* [JOB] Extract every record, exactly as written, and ignore the pictures.

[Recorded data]
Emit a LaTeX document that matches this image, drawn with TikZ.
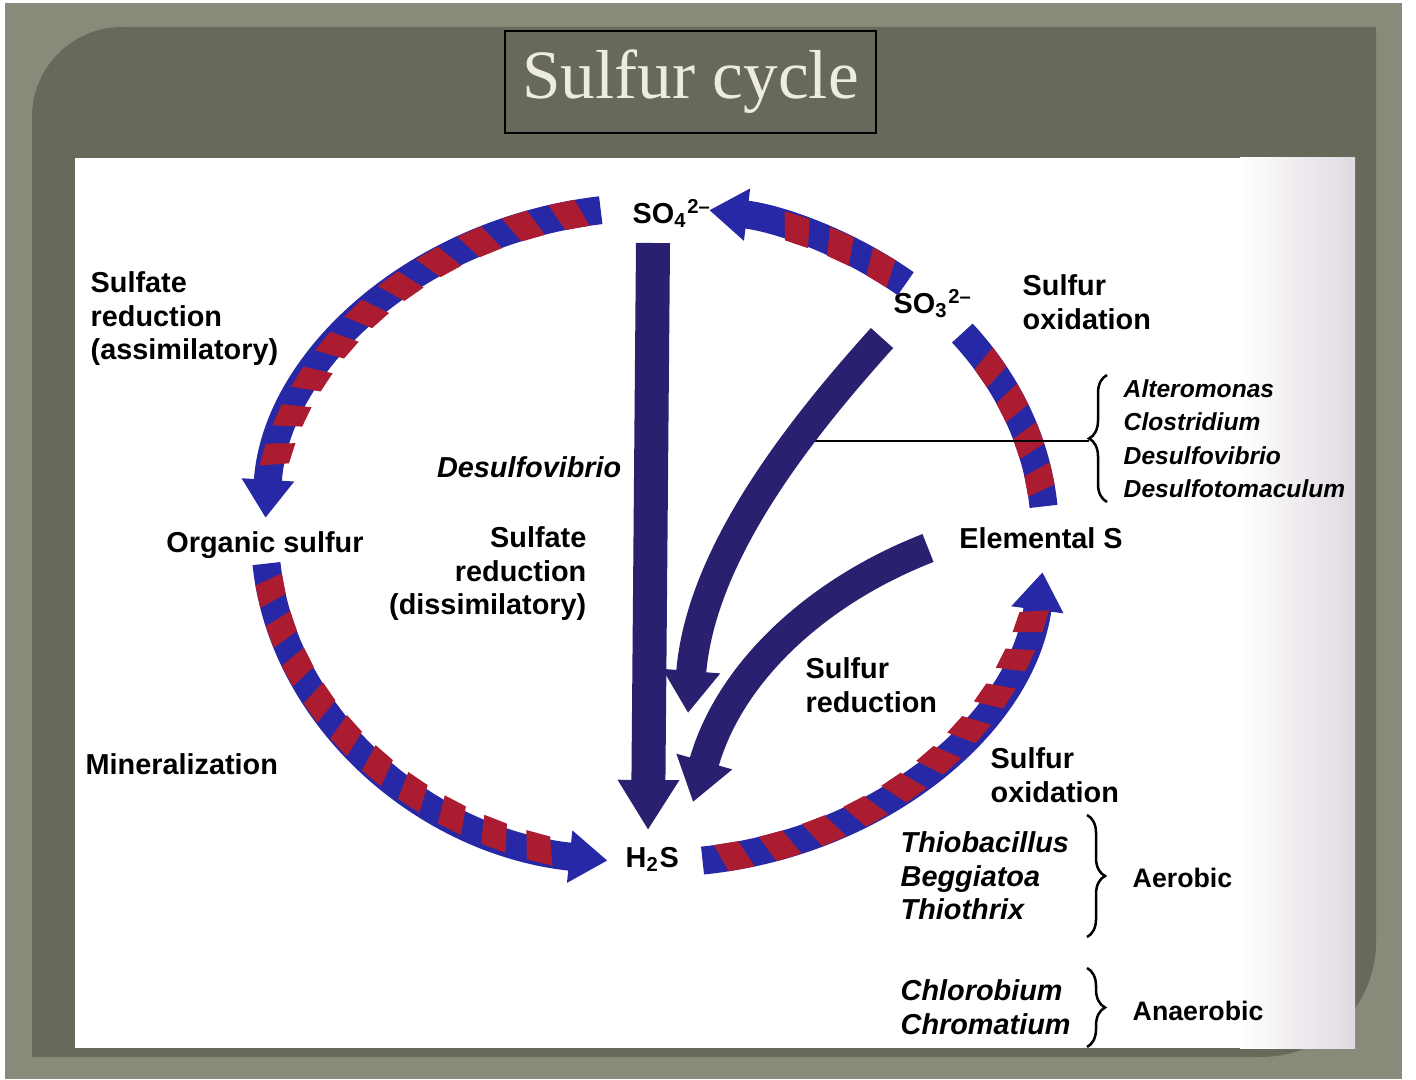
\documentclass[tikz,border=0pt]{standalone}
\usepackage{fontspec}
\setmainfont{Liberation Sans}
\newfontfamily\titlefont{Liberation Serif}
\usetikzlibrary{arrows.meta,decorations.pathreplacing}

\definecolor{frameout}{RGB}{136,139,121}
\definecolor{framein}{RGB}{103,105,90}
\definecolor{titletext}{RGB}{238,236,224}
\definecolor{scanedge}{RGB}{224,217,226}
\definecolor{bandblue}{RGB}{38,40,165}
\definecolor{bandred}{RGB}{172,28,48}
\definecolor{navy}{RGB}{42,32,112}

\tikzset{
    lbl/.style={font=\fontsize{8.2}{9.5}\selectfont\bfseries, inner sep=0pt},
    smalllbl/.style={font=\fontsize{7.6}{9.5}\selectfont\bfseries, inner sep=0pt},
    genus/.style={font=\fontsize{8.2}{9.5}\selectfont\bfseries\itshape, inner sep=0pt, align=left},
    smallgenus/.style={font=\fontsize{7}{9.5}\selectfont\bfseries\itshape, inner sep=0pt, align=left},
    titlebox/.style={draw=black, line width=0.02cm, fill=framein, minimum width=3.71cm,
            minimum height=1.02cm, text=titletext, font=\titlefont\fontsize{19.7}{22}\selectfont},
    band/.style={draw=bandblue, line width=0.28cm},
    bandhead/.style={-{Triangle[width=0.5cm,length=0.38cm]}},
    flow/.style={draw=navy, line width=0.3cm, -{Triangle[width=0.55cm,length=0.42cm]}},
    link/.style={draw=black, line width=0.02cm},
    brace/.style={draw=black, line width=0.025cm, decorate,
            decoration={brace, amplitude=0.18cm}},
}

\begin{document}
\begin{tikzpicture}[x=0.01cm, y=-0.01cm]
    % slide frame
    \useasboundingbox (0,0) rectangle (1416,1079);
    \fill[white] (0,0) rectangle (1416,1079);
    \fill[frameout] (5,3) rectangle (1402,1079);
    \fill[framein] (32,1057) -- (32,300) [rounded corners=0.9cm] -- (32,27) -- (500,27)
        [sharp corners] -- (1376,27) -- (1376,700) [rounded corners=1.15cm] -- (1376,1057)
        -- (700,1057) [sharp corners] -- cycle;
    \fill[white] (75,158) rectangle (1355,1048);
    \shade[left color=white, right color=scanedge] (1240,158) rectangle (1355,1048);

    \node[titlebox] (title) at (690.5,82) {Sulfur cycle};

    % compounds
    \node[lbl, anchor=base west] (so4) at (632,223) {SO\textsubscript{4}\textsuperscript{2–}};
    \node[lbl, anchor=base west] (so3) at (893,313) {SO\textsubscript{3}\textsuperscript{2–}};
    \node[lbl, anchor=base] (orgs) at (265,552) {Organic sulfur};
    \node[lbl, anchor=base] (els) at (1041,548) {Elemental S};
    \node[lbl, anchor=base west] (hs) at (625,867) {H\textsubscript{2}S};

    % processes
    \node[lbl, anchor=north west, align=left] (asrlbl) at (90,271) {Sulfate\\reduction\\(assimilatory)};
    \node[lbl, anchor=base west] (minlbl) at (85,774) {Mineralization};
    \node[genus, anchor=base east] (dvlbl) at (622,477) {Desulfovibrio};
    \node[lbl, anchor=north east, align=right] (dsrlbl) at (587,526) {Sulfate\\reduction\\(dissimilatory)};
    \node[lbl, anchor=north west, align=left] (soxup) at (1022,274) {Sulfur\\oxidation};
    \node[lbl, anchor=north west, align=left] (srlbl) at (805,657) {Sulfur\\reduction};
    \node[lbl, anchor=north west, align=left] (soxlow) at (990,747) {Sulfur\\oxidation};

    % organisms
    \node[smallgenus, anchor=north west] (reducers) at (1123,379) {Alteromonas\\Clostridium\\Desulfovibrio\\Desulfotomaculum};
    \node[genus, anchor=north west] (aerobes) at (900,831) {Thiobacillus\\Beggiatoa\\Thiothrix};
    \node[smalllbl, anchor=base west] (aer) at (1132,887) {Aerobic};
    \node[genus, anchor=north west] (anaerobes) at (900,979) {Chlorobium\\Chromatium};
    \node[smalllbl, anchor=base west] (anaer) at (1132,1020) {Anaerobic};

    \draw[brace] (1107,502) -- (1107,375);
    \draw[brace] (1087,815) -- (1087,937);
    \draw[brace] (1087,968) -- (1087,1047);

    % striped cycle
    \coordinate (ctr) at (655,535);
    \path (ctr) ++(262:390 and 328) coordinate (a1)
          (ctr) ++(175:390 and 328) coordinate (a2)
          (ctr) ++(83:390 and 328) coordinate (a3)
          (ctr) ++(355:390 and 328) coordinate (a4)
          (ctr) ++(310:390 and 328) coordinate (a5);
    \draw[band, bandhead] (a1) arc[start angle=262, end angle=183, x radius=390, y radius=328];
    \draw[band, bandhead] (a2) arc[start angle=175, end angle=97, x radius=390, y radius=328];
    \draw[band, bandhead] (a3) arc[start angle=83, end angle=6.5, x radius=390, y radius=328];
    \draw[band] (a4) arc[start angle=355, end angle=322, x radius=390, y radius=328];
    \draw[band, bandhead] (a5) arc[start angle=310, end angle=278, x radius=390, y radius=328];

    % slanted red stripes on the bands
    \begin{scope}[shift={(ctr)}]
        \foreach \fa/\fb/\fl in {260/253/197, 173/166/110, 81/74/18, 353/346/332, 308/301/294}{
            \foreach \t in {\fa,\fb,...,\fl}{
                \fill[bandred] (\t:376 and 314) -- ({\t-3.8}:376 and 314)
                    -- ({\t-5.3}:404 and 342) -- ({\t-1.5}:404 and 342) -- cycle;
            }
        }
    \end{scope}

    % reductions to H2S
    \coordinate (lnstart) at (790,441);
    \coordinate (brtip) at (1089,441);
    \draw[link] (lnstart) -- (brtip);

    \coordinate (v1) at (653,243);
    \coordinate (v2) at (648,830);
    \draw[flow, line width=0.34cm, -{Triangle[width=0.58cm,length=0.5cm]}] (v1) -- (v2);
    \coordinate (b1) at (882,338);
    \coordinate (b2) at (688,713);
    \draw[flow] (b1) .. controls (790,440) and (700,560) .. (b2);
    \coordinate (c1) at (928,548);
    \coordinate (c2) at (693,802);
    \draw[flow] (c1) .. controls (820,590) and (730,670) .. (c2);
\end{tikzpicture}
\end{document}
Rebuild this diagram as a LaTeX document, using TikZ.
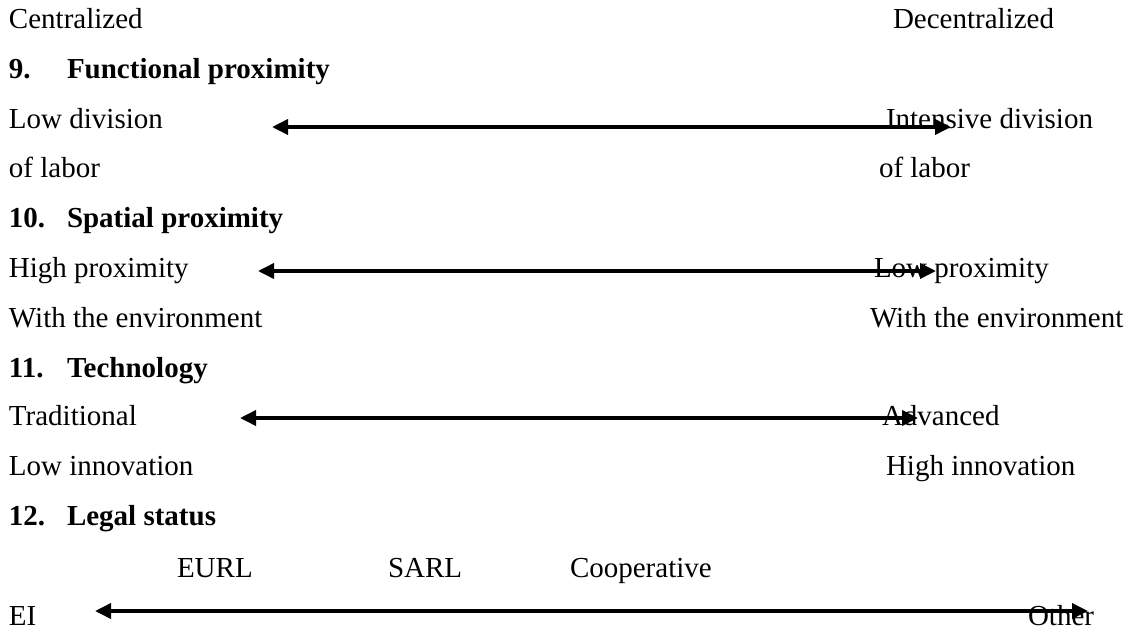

* [TASK ANSWER]
Emit a LaTeX document that matches this image, drawn with TikZ.
\documentclass[tikz,border=0pt]{standalone}
\usepackage{fontspec}
\setmainfont{Liberation Sans}
\newfontfamily\titlefont{Liberation Serif}
\usetikzlibrary{arrows.meta,decorations.pathreplacing}

\definecolor{frameout}{RGB}{136,139,121}
\definecolor{framein}{RGB}{103,105,90}
\definecolor{titletext}{RGB}{238,236,224}
\definecolor{scanedge}{RGB}{224,217,226}
\definecolor{bandblue}{RGB}{38,40,165}
\definecolor{bandred}{RGB}{172,28,48}
\definecolor{navy}{RGB}{42,32,112}

\tikzset{
    lbl/.style={font=\fontsize{8.2}{9.5}\selectfont\bfseries, inner sep=0pt},
    smalllbl/.style={font=\fontsize{7.6}{9.5}\selectfont\bfseries, inner sep=0pt},
    genus/.style={font=\fontsize{8.2}{9.5}\selectfont\bfseries\itshape, inner sep=0pt, align=left},
    smallgenus/.style={font=\fontsize{7}{9.5}\selectfont\bfseries\itshape, inner sep=0pt, align=left},
    titlebox/.style={draw=black, line width=0.02cm, fill=framein, minimum width=3.71cm,
            minimum height=1.02cm, text=titletext, font=\titlefont\fontsize{19.7}{22}\selectfont},
    band/.style={draw=bandblue, line width=0.28cm},
    bandhead/.style={-{Triangle[width=0.5cm,length=0.38cm]}},
    flow/.style={draw=navy, line width=0.3cm, -{Triangle[width=0.55cm,length=0.42cm]}},
    link/.style={draw=black, line width=0.02cm},
    brace/.style={draw=black, line width=0.025cm, decorate,
            decoration={brace, amplitude=0.18cm}},
}

\begin{document}
\begin{tikzpicture}[x=0.01cm, y=-0.01cm]
    % slide frame
    \useasboundingbox (0,0) rectangle (1416,1079);
    \fill[white] (0,0) rectangle (1416,1079);
    \fill[frameout] (5,3) rectangle (1402,1079);
    \fill[framein] (32,1057) -- (32,300) [rounded corners=0.9cm] -- (32,27) -- (500,27)
        [sharp corners] -- (1376,27) -- (1376,700) [rounded corners=1.15cm] -- (1376,1057)
        -- (700,1057) [sharp corners] -- cycle;
    \fill[white] (75,158) rectangle (1355,1048);
    \shade[left color=white, right color=scanedge] (1240,158) rectangle (1355,1048);

    \node[titlebox] (title) at (690.5,82) {Sulfur cycle};

    % compounds
    \node[lbl, anchor=base west] (so4) at (632,223) {SO\textsubscript{4}\textsuperscript{2–}};
    \node[lbl, anchor=base west] (so3) at (893,313) {SO\textsubscript{3}\textsuperscript{2–}};
    \node[lbl, anchor=base] (orgs) at (265,552) {Organic sulfur};
    \node[lbl, anchor=base] (els) at (1041,548) {Elemental S};
    \node[lbl, anchor=base west] (hs) at (625,867) {H\textsubscript{2}S};

    % processes
    \node[lbl, anchor=north west, align=left] (asrlbl) at (90,271) {Sulfate\\reduction\\(assimilatory)};
    \node[lbl, anchor=base west] (minlbl) at (85,774) {Mineralization};
    \node[genus, anchor=base east] (dvlbl) at (622,477) {Desulfovibrio};
    \node[lbl, anchor=north east, align=right] (dsrlbl) at (587,526) {Sulfate\\reduction\\(dissimilatory)};
    \node[lbl, anchor=north west, align=left] (soxup) at (1022,274) {Sulfur\\oxidation};
    \node[lbl, anchor=north west, align=left] (srlbl) at (805,657) {Sulfur\\reduction};
    \node[lbl, anchor=north west, align=left] (soxlow) at (990,747) {Sulfur\\oxidation};

    % organisms
    \node[smallgenus, anchor=north west] (reducers) at (1123,379) {Alteromonas\\Clostridium\\Desulfovibrio\\Desulfotomaculum};
    \node[genus, anchor=north west] (aerobes) at (900,831) {Thiobacillus\\Beggiatoa\\Thiothrix};
    \node[smalllbl, anchor=base west] (aer) at (1132,887) {Aerobic};
    \node[genus, anchor=north west] (anaerobes) at (900,979) {Chlorobium\\Chromatium};
    \node[smalllbl, anchor=base west] (anaer) at (1132,1020) {Anaerobic};

    \draw[brace] (1107,502) -- (1107,375);
    \draw[brace] (1087,815) -- (1087,937);
    \draw[brace] (1087,968) -- (1087,1047);

    % striped cycle
    \coordinate (ctr) at (655,535);
    \path (ctr) ++(262:390 and 328) coordinate (a1)
          (ctr) ++(175:390 and 328) coordinate (a2)
          (ctr) ++(83:390 and 328) coordinate (a3)
          (ctr) ++(355:390 and 328) coordinate (a4)
          (ctr) ++(310:390 and 328) coordinate (a5);
    \draw[band, bandhead] (a1) arc[start angle=262, end angle=183, x radius=390, y radius=328];
    \draw[band, bandhead] (a2) arc[start angle=175, end angle=97, x radius=390, y radius=328];
    \draw[band, bandhead] (a3) arc[start angle=83, end angle=6.5, x radius=390, y radius=328];
    \draw[band] (a4) arc[start angle=355, end angle=322, x radius=390, y radius=328];
    \draw[band, bandhead] (a5) arc[start angle=310, end angle=278, x radius=390, y radius=328];

    % slanted red stripes on the bands
    \begin{scope}[shift={(ctr)}]
        \foreach \fa/\fb/\fl in {260/253/197, 173/166/110, 81/74/18, 353/346/332, 308/301/294}{
            \foreach \t in {\fa,\fb,...,\fl}{
                \fill[bandred] (\t:376 and 314) -- ({\t-3.8}:376 and 314)
                    -- ({\t-5.3}:404 and 342) -- ({\t-1.5}:404 and 342) -- cycle;
            }
        }
    \end{scope}

    % reductions to H2S
    \coordinate (lnstart) at (790,441);
    \coordinate (brtip) at (1089,441);
    \draw[link] (lnstart) -- (brtip);

    \coordinate (v1) at (653,243);
    \coordinate (v2) at (648,830);
    \draw[flow, line width=0.34cm, -{Triangle[width=0.58cm,length=0.5cm]}] (v1) -- (v2);
    \coordinate (b1) at (882,338);
    \coordinate (b2) at (688,713);
    \draw[flow] (b1) .. controls (790,440) and (700,560) .. (b2);
    \coordinate (c1) at (928,548);
    \coordinate (c2) at (693,802);
    \draw[flow] (c1) .. controls (820,590) and (730,670) .. (c2);
\end{tikzpicture}
\end{document}
Rebuild this diagram as a LaTeX document, using TikZ.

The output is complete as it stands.